Not “tell the people to wait until the sea parts.” Not “tell the people to pray until they feel ready.” Tell them to move forward—while the sea is still in front of them.

Because the miracle doesn’t happen until you move.

That Monday, she turned in her resignation letter. No backup plan. No safety net. Just obedience that made no sense to anyone watching—including her.

Her family thought she was crazy. Her friends asked if she’d prayed about it (as if she’d done anything BUT pray about it for six months). Her coworkers gave her the look—the one that said, “We’ll see you back here in three months.”

But she moved anyway.

Operating in Faith NOW

That was 18 months ago.

She’s not going to tell you it’s been easy. There were nights she cried herself to sleep wondering if she’d made a huge mistake. There were moments she almost went back and begged for her job. There were days the bills came due and the money wasn’t there yet—until it was.

But here’s what she’ll tell you: Every single time she needed provision, it showed up. Not early. Not with time to spare. But exactly when she needed it, in ways she never could have orchestrated herself.

The clients she was waiting to land before she quit? They came after she quit. The opportunities she thought she needed to secure first? They opened up because she moved.

She’s learned something powerful: God doesn’t fund your plan. He funds your obedience.
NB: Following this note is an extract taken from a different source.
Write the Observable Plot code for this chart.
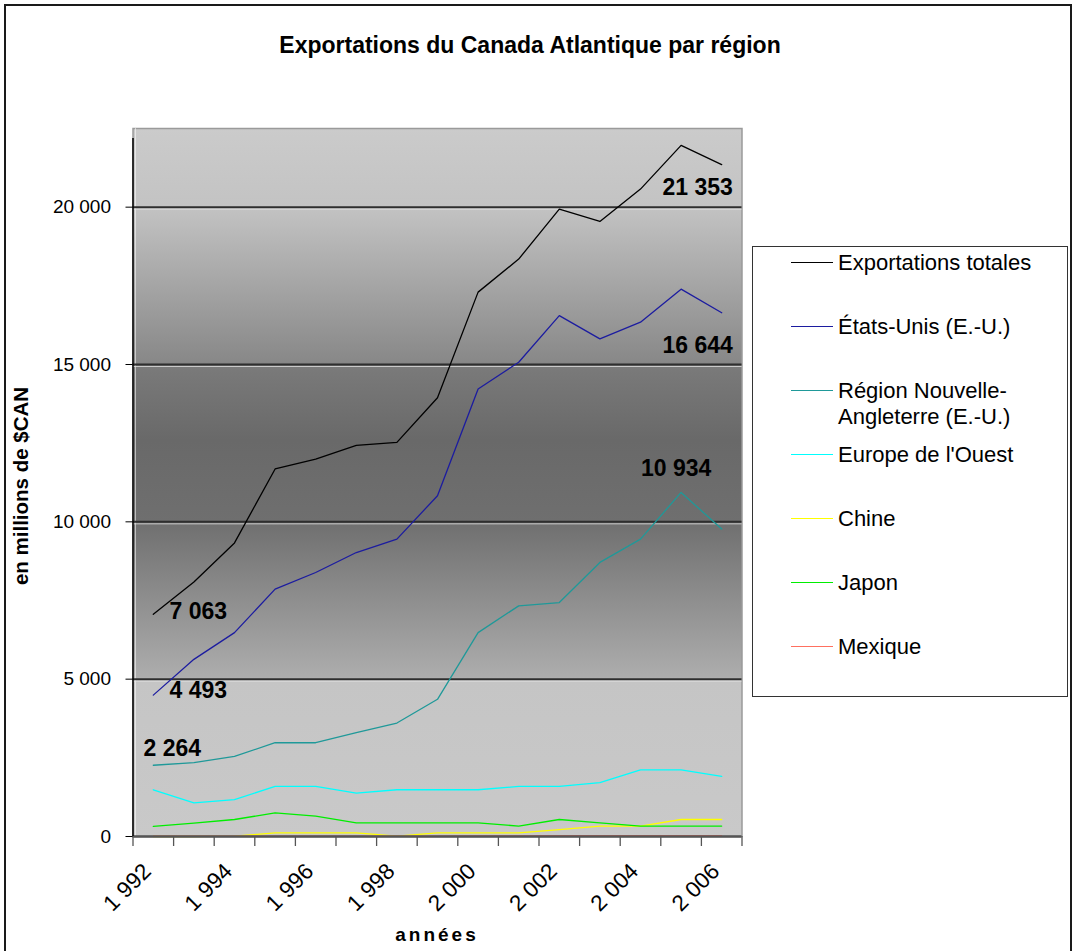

When she was trying to build her business on the side while working full-time, she was exhausted, scattered, and stuck. But the moment she stepped out in faith—fully committed, fully dependent, fully trusting—everything shifted.

Not because the work got easier. But because she was finally operating in the space God had been trying to get her to for years.

The Truth She Wants You to Know

If you’re waiting for obedience to make sense before you move, you’re going to be waiting forever.

Faith doesn’t mean having all the answers. Faith means moving when God says move—even when you can’t see the next step. Especially when you can’t see the next step.

The Israelites didn’t see the dry ground until they stepped into the water. Peter didn’t walk on water until he got out of the boat. The walls of Jericho didn’t fall until they marched around them.

The miracle is in the movement.

So what has God been telling you to do that you keep waiting to make sense? What obedience have you been postponing until the path is clearer, the timing is better, the plan is more solid?

What if He’s not going to show you how until you show Him you trust Him enough to move?

Stop waiting for faith to feel comfortable. Comfortable faith isn’t faith—it’s just good planning.

Real faith is terrifying. Real faith makes no sense. Real faith requires you to move before you’re ready, trust before you can see, and obey before you understand.

And that’s exactly the kind of faith that moves mountains.

What obedience have you been postponing because it doesn’t make sense yet? What if today is the day you stop waiting for clarity and start moving in faith?